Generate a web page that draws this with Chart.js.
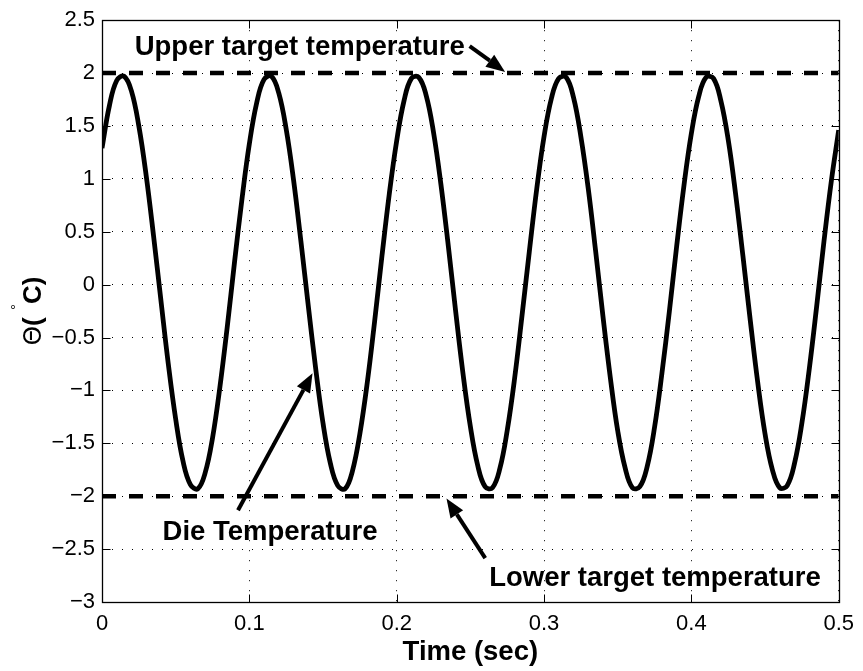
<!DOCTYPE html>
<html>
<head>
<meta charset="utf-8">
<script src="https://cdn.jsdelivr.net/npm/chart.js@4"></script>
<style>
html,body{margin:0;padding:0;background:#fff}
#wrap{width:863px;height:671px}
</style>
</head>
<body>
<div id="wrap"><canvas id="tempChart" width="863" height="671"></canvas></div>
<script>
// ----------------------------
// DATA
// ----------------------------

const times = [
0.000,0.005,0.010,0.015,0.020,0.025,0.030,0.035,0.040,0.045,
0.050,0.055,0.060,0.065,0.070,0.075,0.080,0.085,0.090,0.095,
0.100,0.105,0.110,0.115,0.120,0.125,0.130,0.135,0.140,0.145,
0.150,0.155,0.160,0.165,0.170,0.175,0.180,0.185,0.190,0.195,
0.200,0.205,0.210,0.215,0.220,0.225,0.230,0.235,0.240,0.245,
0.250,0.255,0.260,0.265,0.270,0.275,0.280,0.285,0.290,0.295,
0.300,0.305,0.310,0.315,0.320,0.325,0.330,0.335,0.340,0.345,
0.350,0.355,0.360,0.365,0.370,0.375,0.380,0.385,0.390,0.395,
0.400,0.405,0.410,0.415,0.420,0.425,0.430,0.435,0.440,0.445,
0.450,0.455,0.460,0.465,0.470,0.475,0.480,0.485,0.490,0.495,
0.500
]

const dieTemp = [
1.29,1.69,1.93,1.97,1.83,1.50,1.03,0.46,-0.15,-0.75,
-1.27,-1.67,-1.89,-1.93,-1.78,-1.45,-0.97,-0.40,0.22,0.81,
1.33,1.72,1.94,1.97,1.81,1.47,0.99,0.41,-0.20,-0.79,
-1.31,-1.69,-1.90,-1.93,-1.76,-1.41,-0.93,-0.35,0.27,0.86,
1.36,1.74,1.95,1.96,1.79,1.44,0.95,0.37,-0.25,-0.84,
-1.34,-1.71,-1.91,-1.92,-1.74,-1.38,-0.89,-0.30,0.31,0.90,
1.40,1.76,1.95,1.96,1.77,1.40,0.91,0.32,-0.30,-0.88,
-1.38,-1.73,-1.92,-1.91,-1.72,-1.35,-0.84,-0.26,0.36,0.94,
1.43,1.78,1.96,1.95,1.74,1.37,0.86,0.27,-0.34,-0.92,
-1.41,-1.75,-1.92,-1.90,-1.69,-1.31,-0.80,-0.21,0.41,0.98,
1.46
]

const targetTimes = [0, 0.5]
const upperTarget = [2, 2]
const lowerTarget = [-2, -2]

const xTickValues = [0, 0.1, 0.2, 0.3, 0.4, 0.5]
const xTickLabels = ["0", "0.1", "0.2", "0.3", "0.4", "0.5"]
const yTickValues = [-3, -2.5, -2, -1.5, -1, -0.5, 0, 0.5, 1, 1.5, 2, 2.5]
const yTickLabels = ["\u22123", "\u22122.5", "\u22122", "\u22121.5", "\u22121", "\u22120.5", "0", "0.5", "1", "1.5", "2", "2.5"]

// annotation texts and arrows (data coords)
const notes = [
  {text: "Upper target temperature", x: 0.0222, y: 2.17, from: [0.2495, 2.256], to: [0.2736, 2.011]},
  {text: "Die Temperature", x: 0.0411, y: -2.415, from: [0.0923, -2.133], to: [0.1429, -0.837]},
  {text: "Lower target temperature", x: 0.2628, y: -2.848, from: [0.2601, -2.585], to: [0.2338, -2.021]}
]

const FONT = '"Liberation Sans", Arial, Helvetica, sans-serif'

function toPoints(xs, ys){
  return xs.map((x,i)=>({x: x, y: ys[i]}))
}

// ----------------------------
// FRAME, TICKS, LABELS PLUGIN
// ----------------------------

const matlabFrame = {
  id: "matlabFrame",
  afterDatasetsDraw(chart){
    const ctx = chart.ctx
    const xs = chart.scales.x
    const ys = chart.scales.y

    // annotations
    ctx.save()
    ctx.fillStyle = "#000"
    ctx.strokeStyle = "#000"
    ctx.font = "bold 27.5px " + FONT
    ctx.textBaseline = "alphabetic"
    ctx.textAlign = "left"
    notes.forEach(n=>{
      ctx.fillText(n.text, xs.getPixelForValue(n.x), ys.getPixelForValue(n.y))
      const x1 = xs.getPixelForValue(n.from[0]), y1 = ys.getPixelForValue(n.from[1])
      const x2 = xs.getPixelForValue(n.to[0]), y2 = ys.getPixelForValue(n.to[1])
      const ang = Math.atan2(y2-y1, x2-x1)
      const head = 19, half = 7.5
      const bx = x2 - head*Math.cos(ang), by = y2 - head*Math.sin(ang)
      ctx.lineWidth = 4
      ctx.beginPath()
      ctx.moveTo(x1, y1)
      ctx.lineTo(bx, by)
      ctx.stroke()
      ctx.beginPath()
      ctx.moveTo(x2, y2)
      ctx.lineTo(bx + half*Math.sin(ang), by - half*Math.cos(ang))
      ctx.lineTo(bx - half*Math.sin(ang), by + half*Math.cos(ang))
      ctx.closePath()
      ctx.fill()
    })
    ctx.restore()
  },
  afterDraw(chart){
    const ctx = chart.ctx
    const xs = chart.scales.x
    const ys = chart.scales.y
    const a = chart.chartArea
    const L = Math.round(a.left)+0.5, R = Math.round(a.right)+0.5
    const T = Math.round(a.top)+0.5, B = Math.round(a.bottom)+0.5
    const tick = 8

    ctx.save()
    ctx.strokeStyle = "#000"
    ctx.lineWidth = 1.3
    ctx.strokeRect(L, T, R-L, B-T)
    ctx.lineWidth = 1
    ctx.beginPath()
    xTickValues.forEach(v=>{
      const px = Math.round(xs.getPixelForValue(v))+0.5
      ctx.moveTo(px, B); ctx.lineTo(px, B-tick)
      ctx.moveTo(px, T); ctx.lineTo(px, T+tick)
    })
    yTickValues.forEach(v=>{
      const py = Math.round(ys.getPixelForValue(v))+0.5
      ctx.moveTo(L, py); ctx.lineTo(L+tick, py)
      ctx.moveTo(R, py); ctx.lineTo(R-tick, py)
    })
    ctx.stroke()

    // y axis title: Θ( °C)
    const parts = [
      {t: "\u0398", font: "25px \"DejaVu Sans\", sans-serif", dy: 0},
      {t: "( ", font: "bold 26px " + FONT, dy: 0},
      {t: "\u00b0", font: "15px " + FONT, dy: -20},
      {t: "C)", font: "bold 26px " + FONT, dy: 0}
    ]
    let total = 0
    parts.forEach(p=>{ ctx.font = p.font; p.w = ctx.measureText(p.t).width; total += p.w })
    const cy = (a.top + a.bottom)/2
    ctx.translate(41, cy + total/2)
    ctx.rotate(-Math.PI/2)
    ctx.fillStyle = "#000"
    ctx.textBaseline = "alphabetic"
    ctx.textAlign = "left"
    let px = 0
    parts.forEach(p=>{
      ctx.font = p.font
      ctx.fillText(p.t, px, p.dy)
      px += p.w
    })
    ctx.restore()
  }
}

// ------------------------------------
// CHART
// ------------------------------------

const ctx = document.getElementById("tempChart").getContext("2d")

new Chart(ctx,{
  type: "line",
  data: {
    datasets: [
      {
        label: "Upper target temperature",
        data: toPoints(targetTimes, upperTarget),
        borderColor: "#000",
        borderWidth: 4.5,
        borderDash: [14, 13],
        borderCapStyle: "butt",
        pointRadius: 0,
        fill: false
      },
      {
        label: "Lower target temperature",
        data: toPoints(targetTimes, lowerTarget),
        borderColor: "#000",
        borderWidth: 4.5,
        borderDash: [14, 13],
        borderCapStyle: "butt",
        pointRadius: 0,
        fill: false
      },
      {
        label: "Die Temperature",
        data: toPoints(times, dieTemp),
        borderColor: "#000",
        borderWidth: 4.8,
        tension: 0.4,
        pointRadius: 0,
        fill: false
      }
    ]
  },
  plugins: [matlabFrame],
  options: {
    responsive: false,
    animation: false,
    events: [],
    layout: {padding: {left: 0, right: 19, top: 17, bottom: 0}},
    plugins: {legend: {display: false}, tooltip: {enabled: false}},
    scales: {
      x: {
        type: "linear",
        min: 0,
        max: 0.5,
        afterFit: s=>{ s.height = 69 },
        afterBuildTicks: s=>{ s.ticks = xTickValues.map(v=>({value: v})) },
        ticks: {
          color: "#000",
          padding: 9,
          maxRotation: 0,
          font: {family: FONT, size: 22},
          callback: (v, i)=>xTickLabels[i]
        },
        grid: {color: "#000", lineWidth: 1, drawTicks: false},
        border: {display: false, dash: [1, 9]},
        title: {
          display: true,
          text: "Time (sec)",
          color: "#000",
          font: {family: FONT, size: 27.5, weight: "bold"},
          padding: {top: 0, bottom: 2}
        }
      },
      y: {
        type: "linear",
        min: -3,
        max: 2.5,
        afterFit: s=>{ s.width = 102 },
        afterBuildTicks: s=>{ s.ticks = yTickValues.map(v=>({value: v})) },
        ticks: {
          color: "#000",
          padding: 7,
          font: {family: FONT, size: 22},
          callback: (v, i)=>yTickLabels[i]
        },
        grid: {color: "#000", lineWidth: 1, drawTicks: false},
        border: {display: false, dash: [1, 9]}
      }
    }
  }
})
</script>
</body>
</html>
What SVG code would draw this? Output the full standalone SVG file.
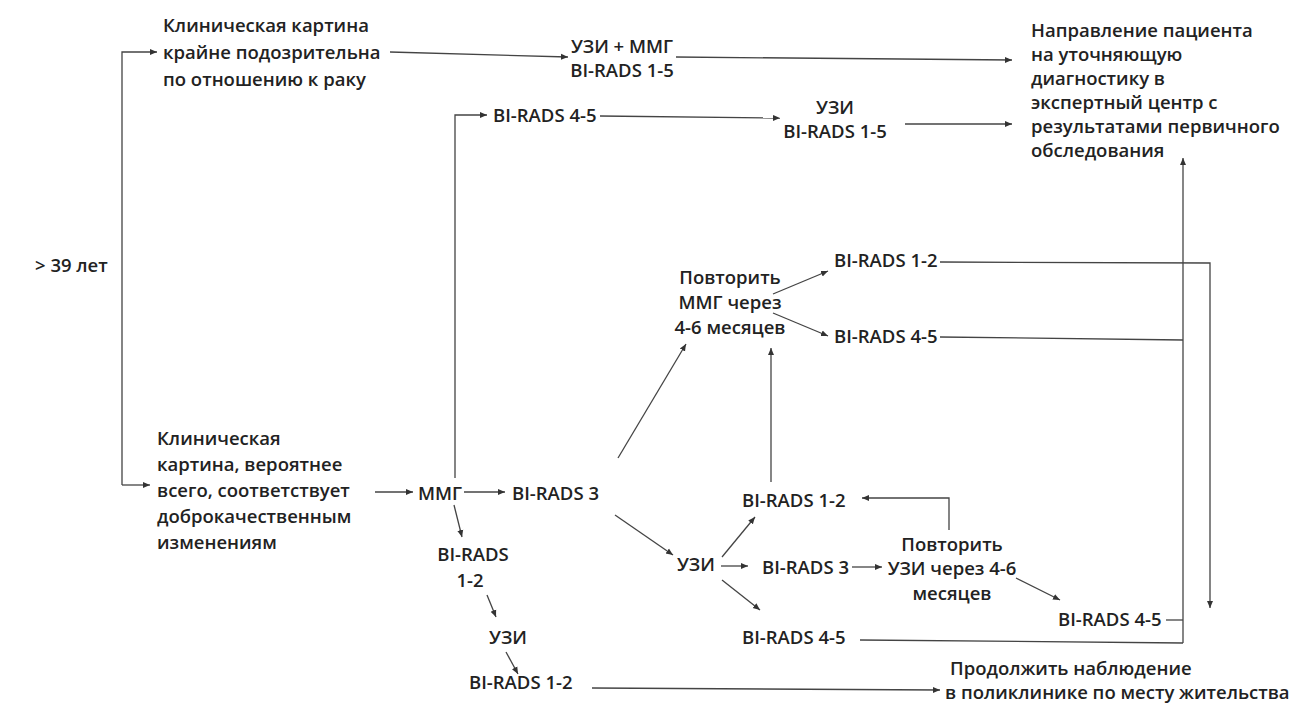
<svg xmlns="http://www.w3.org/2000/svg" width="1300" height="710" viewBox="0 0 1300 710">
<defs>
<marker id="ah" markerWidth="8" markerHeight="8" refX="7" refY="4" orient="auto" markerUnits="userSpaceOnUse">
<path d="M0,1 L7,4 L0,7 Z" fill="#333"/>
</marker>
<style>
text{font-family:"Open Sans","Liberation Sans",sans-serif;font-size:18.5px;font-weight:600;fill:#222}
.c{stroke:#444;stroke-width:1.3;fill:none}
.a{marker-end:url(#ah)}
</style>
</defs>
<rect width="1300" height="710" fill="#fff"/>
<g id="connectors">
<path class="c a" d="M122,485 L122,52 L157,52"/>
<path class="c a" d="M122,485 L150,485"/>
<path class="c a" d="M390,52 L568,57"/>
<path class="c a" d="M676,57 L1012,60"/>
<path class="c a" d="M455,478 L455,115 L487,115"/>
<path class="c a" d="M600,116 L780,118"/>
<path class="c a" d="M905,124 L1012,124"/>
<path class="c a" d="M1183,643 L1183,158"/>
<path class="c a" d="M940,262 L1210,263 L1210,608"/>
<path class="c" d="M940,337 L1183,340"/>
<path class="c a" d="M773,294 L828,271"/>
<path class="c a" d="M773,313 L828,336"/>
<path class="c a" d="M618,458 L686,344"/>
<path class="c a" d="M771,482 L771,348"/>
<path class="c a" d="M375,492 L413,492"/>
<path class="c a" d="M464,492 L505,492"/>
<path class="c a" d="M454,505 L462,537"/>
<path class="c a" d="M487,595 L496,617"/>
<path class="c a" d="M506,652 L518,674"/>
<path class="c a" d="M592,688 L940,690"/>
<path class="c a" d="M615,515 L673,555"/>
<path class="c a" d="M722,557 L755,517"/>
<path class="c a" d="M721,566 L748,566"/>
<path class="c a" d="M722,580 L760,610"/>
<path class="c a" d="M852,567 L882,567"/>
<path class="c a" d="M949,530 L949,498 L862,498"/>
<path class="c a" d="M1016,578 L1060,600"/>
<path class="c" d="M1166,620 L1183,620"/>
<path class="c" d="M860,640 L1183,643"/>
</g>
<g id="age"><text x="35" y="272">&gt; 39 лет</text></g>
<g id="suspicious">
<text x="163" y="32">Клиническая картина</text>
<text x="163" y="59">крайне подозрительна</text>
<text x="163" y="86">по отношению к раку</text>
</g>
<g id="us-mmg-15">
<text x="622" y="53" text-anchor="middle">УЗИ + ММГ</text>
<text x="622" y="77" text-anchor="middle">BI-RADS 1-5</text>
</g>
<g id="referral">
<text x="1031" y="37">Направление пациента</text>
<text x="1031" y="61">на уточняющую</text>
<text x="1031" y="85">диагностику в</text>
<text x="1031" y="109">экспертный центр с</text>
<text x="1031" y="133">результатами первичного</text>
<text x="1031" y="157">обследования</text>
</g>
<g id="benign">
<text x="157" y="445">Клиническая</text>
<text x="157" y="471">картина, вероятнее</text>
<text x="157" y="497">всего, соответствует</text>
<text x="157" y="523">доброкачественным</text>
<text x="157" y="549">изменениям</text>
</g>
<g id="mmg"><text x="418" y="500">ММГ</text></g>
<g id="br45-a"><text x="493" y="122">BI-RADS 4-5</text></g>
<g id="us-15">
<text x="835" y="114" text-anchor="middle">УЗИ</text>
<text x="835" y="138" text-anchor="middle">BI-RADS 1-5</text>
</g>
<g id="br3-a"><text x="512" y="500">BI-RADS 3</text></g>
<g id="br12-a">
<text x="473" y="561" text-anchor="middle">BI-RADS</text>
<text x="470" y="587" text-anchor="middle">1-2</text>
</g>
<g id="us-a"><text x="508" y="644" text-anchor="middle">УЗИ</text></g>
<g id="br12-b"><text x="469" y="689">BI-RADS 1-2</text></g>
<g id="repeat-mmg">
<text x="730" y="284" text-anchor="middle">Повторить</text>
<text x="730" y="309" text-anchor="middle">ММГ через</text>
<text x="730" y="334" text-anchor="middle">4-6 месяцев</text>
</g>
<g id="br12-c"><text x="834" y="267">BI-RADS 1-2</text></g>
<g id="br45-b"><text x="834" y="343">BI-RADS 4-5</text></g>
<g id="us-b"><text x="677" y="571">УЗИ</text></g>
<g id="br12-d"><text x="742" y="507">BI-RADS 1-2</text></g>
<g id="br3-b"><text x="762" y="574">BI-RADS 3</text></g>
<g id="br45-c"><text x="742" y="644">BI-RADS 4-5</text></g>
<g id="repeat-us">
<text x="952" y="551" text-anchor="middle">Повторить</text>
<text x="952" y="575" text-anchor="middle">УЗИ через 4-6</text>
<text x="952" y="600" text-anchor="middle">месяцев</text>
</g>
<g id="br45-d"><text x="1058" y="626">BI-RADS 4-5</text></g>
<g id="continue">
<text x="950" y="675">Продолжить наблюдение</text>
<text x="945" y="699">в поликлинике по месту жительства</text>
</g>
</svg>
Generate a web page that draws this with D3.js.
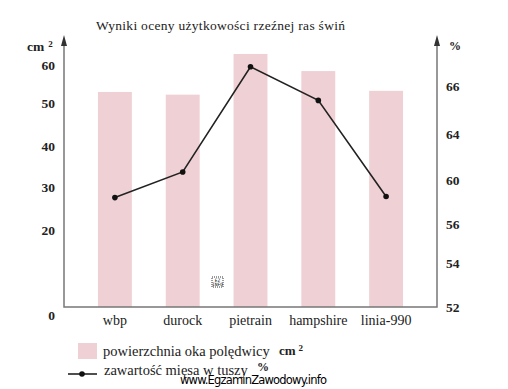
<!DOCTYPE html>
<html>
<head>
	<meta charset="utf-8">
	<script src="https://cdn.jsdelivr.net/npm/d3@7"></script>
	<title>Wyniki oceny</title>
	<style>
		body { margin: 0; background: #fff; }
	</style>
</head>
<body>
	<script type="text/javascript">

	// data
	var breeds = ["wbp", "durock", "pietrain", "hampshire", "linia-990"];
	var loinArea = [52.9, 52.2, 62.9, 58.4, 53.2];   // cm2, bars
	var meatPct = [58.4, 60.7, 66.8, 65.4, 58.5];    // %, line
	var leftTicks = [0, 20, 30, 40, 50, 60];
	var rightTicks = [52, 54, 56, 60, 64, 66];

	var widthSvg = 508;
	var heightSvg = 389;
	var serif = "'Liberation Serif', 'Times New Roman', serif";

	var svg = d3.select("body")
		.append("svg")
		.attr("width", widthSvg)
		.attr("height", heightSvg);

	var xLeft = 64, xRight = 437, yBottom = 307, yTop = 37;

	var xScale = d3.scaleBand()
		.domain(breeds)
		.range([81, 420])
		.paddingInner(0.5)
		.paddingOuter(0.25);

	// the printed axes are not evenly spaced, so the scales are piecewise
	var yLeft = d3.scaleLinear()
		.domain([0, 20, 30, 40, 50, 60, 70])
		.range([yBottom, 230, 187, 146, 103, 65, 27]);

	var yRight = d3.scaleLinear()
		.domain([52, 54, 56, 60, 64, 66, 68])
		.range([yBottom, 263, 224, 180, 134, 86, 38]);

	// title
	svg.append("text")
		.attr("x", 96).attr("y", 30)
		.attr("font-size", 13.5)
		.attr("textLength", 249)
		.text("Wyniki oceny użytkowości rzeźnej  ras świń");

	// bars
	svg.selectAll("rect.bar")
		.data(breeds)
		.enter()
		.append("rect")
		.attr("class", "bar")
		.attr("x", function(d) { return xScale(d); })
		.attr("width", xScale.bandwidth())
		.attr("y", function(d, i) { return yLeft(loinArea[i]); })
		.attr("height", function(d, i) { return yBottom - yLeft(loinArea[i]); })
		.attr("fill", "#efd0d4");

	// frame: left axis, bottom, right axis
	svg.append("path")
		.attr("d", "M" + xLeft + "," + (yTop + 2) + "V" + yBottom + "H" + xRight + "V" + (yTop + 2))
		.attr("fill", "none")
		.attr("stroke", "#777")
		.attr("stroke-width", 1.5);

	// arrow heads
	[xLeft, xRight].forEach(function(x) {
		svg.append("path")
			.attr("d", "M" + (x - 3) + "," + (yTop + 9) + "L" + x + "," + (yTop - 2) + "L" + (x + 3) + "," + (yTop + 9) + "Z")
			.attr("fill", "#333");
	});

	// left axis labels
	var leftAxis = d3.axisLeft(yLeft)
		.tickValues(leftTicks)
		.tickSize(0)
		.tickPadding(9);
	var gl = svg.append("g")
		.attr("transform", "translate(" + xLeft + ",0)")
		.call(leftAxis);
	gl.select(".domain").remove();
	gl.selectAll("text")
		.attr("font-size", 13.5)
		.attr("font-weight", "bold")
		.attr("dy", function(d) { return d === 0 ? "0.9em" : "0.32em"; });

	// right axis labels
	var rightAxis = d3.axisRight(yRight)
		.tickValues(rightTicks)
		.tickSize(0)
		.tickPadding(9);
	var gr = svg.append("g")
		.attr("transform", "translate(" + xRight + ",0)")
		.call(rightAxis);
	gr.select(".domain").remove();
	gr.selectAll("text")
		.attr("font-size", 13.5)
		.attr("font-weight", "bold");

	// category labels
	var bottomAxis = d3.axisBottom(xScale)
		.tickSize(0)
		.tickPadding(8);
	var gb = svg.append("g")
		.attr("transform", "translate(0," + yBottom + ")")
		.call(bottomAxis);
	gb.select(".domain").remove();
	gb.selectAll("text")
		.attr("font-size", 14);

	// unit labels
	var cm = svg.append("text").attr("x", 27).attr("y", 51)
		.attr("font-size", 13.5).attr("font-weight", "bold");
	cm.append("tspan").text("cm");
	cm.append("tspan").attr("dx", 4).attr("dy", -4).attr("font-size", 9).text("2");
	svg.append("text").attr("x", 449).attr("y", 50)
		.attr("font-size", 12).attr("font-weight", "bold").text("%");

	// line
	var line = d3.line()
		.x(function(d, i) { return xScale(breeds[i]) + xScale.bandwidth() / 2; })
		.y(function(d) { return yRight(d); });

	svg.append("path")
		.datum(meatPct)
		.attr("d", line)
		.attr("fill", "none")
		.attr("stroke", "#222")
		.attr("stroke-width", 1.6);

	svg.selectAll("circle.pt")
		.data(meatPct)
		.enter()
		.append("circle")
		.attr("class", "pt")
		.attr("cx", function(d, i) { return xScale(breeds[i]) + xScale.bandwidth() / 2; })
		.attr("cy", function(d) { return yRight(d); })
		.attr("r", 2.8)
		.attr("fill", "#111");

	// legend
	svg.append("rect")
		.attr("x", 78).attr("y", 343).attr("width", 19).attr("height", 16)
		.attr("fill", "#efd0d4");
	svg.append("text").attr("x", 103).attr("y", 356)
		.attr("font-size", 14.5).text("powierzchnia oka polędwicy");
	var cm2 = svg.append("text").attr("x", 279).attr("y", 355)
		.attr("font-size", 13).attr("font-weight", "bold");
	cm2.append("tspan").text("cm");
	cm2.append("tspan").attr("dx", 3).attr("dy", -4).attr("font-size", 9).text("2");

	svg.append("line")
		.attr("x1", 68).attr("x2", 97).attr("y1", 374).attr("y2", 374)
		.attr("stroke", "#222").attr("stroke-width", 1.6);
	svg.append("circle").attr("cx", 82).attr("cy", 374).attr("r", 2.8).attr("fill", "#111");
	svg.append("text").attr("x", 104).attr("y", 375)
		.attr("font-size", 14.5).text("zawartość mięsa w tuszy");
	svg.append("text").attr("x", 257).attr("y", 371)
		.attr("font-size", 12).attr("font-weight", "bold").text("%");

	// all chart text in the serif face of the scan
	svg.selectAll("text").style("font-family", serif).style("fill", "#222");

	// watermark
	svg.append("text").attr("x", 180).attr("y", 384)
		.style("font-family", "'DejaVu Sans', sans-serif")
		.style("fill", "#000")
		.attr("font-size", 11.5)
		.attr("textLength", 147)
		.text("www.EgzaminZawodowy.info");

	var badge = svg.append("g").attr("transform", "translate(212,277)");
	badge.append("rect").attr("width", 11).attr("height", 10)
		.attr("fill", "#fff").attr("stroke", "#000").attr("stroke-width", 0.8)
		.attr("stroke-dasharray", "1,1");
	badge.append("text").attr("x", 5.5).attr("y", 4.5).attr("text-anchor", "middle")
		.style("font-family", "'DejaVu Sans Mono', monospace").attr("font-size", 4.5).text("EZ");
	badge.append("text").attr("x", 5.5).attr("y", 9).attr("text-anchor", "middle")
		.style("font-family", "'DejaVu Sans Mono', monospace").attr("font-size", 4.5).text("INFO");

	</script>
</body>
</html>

....

The task → Gather up every line from the listing above in which the word "that" occurs.

Written answer →
Generate a web page that draws this with Chart.js.
Generate a web page that draws this with D3.js.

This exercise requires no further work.